## DIRECTIONS
The listing below begins with the first line you should copy; stop after the line containing "(relT) at (947,97)", and drop every picture.

## GIVEN DATA
START
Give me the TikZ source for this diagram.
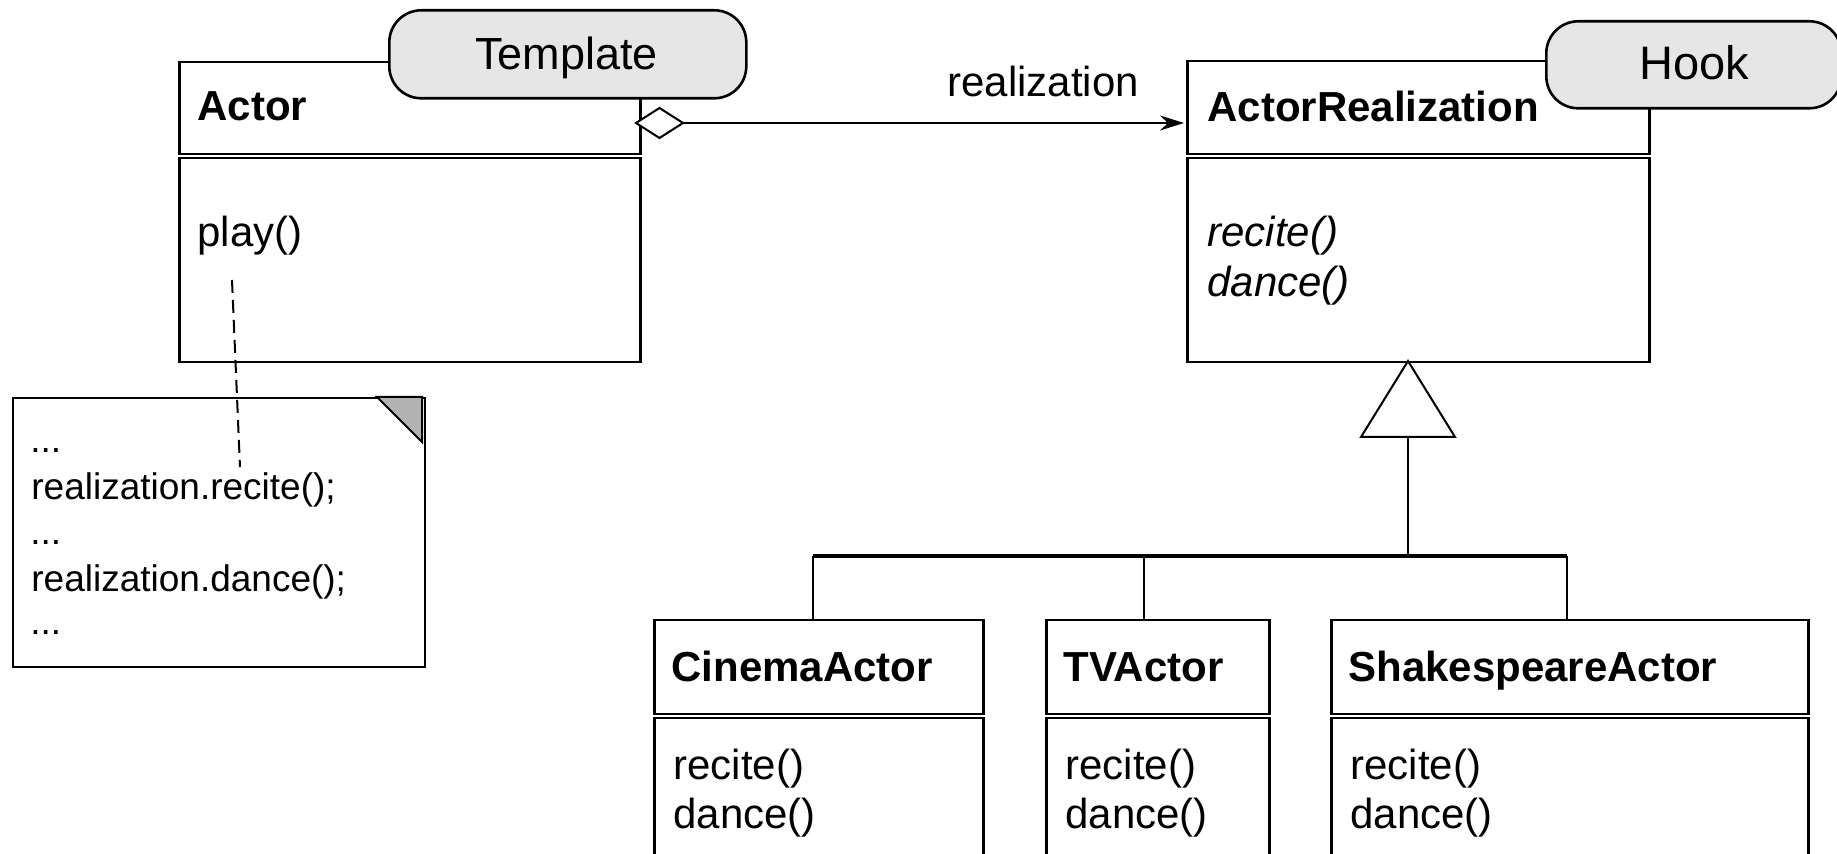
\documentclass[tikz,border=0pt]{standalone}
\usepackage{fontspec}
\setmainfont{Liberation Sans}
\usetikzlibrary{arrows.meta}
\definecolor{pillgray}{HTML}{E6E6E6}
\definecolor{foldgray}{HTML}{B3B3B3}
\begin{document}
\begin{tikzpicture}[x=0.5pt,y=-0.5pt,
  cls/.style={draw, line width=1.25pt, fill=white, inner sep=0pt, anchor=north west, rectangle},
  pill/.style={draw, line width=1.3pt, fill=pillgray, rounded corners=16pt, inner sep=0pt, anchor=north west},
  txt/.style={anchor=base west, inner sep=0pt, font=\fontsize{21}{25}\selectfont},
  ctxt/.style={anchor=base, inner sep=0pt},
  notetxt/.style={anchor=base west, inner sep=0pt, font=\fontsize{18.5}{22}\selectfont},
  conn/.style={line width=1pt},
]
\useasboundingbox (0,0) rectangle (1837,854);
\clip (0,0) rectangle (1837,854);
\fill[white] (0,0) rectangle (1837,854);

% Actor class
\node[cls, minimum width=230.5pt, minimum height=46pt] (actorH) at (178,61) {};
\node[cls, minimum width=230.5pt, minimum height=102pt] (actorB) at (178,157) {};
\node[txt] (actorT) at (197,121) {\textbf{Actor}};
\node[txt] (playT) at (197,247) {play()};

% ActorRealization class
\node[cls, minimum width=231pt, minimum height=46.5pt] (arH) at (1186,60) {};
\node[cls, minimum width=231pt, minimum height=102pt] (arB) at (1186,157) {};
\node[txt] (arT) at (1207,122) {\textbf{ActorRealization}};
\node[txt] (arM1) at (1207,247) {\textit{recite()}};
\node[txt] (arM2) at (1207,297) {\textit{dance()}};

% Pills
\node[pill, minimum width=178.5pt, minimum height=44pt] (tmpl) at (388,9) {};
\node[ctxt, font=\fontsize{22.5}{26}\selectfont] (tmplT) at (566.5,70) {Template};
\node[pill, minimum width=147.5pt, minimum height=43.5pt] (hook) at (1545,20) {};
\node[ctxt, font=\fontsize{23.5}{27}\selectfont] (hookT) at (1694,80) {Hook};

% Aggregation (diamond) + navigable association
\coordinate (dL) at (636,123);
\coordinate (dR) at (683,123);
\draw[conn, fill=white] (dL) -- (659.5,108) -- (dR) -- (659.5,138) -- cycle;
\draw[conn, -{Stealth[length=12pt,width=7.5pt,inset=4pt]}, shorten >=1pt] (dR) -- (arH.west |- dR);
\node[txt] (relT) at (947,97) {realization};

% Subclasses
\node[cls, minimum width=164.5pt, minimum height=47pt] (cinH) at (653,619) {};
\node[cls, minimum width=164.5pt, minimum height=80pt] (cinB) at (653,717) {};
\node[txt] (cinT) at (671,682) {\textbf{CinemaActor}};
\node[txt] (cinM1) at (673,780) {recite()};
\node[txt] (cinM2) at (673,828) {dance()};

\node[cls, minimum width=111.5pt, minimum height=47pt] (tvH) at (1045,619) {};
\node[cls, minimum width=111.5pt, minimum height=80pt] (tvB) at (1045,717) {};
\node[txt] (tvT) at (1063,682) {\textbf{TVActor}};
\node[txt] (tvM1) at (1065,780) {recite()};
\node[txt] (tvM2) at (1065,828) {dance()};

\node[cls, minimum width=238.5pt, minimum height=47pt] (shH) at (1330,619) {};
\node[cls, minimum width=238.5pt, minimum height=80pt] (shB) at (1330,717) {};
\node[txt] (shT) at (1348,682) {\textbf{ShakespeareActor}};
\node[txt] (shM1) at (1350,780) {recite()};
\node[txt] (shM2) at (1350,828) {dance()};

% Generalization
\coordinate (apex) at (1408,361);
\coordinate (triB) at (1408,437);
\draw[conn, fill=white] (apex) -- (1455,437) -- (1361,437) -- cycle;
\coordinate (bL) at (813,556);
\coordinate (bM) at (1144,556);
\coordinate (bR) at (1567,556);
\coordinate (bS) at (1408,556);
\draw[conn] (triB) -- (bS);
\draw[line width=2pt] (bL) -- (bR);
\draw[conn] (bL) -- (bL |- cinH.north);
\draw[conn] (bM) -- (bM |- tvH.north);
\draw[conn] (bR) -- (bR |- shH.north);

% Note
\node[cls, line width=1.1pt, minimum width=206pt, minimum height=134.5pt] (note) at (12,397) {};
\draw[conn, fill=foldgray] (377,397) -- (422,397) -- (422,442) -- cycle;
\node[notetxt] (n1) at (30,453) {...};
\node[notetxt] (n2) at (31,500) {realization.recite();};
\node[notetxt] (n3) at (30,545) {...};
\node[notetxt] (n4) at (31,592) {realization.dance();};
\node[notetxt] (n5) at (30,635) {...};

% Note anchor (dashed)
\coordinate (dA) at (232,280);
\coordinate (dB) at (240,467);
\draw[conn, dashed, dash pattern=on 6.5pt off 3.5pt] (dA) -- (dB);
\end{tikzpicture}
\end{document}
END
## TASK ANSWER
Give me the TikZ source for this diagram.
\documentclass[tikz,border=0pt]{standalone}
\usepackage{fontspec}
\setmainfont{Liberation Sans}
\usetikzlibrary{arrows.meta}
\definecolor{pillgray}{HTML}{E6E6E6}
\definecolor{foldgray}{HTML}{B3B3B3}
\begin{document}
\begin{tikzpicture}[x=0.5pt,y=-0.5pt,
  cls/.style={draw, line width=1.25pt, fill=white, inner sep=0pt, anchor=north west, rectangle},
  pill/.style={draw, line width=1.3pt, fill=pillgray, rounded corners=16pt, inner sep=0pt, anchor=north west},
  txt/.style={anchor=base west, inner sep=0pt, font=\fontsize{21}{25}\selectfont},
  ctxt/.style={anchor=base, inner sep=0pt},
  notetxt/.style={anchor=base west, inner sep=0pt, font=\fontsize{18.5}{22}\selectfont},
  conn/.style={line width=1pt},
]
\useasboundingbox (0,0) rectangle (1837,854);
\clip (0,0) rectangle (1837,854);
\fill[white] (0,0) rectangle (1837,854);

% Actor class
\node[cls, minimum width=230.5pt, minimum height=46pt] (actorH) at (178,61) {};
\node[cls, minimum width=230.5pt, minimum height=102pt] (actorB) at (178,157) {};
\node[txt] (actorT) at (197,121) {\textbf{Actor}};
\node[txt] (playT) at (197,247) {play()};

% ActorRealization class
\node[cls, minimum width=231pt, minimum height=46.5pt] (arH) at (1186,60) {};
\node[cls, minimum width=231pt, minimum height=102pt] (arB) at (1186,157) {};
\node[txt] (arT) at (1207,122) {\textbf{ActorRealization}};
\node[txt] (arM1) at (1207,247) {\textit{recite()}};
\node[txt] (arM2) at (1207,297) {\textit{dance()}};

% Pills
\node[pill, minimum width=178.5pt, minimum height=44pt] (tmpl) at (388,9) {};
\node[ctxt, font=\fontsize{22.5}{26}\selectfont] (tmplT) at (566.5,70) {Template};
\node[pill, minimum width=147.5pt, minimum height=43.5pt] (hook) at (1545,20) {};
\node[ctxt, font=\fontsize{23.5}{27}\selectfont] (hookT) at (1694,80) {Hook};

% Aggregation (diamond) + navigable association
\coordinate (dL) at (636,123);
\coordinate (dR) at (683,123);
\draw[conn, fill=white] (dL) -- (659.5,108) -- (dR) -- (659.5,138) -- cycle;
\draw[conn, -{Stealth[length=12pt,width=7.5pt,inset=4pt]}, shorten >=1pt] (dR) -- (arH.west |- dR);
\node[txt] (relT) at (947,97) {realization};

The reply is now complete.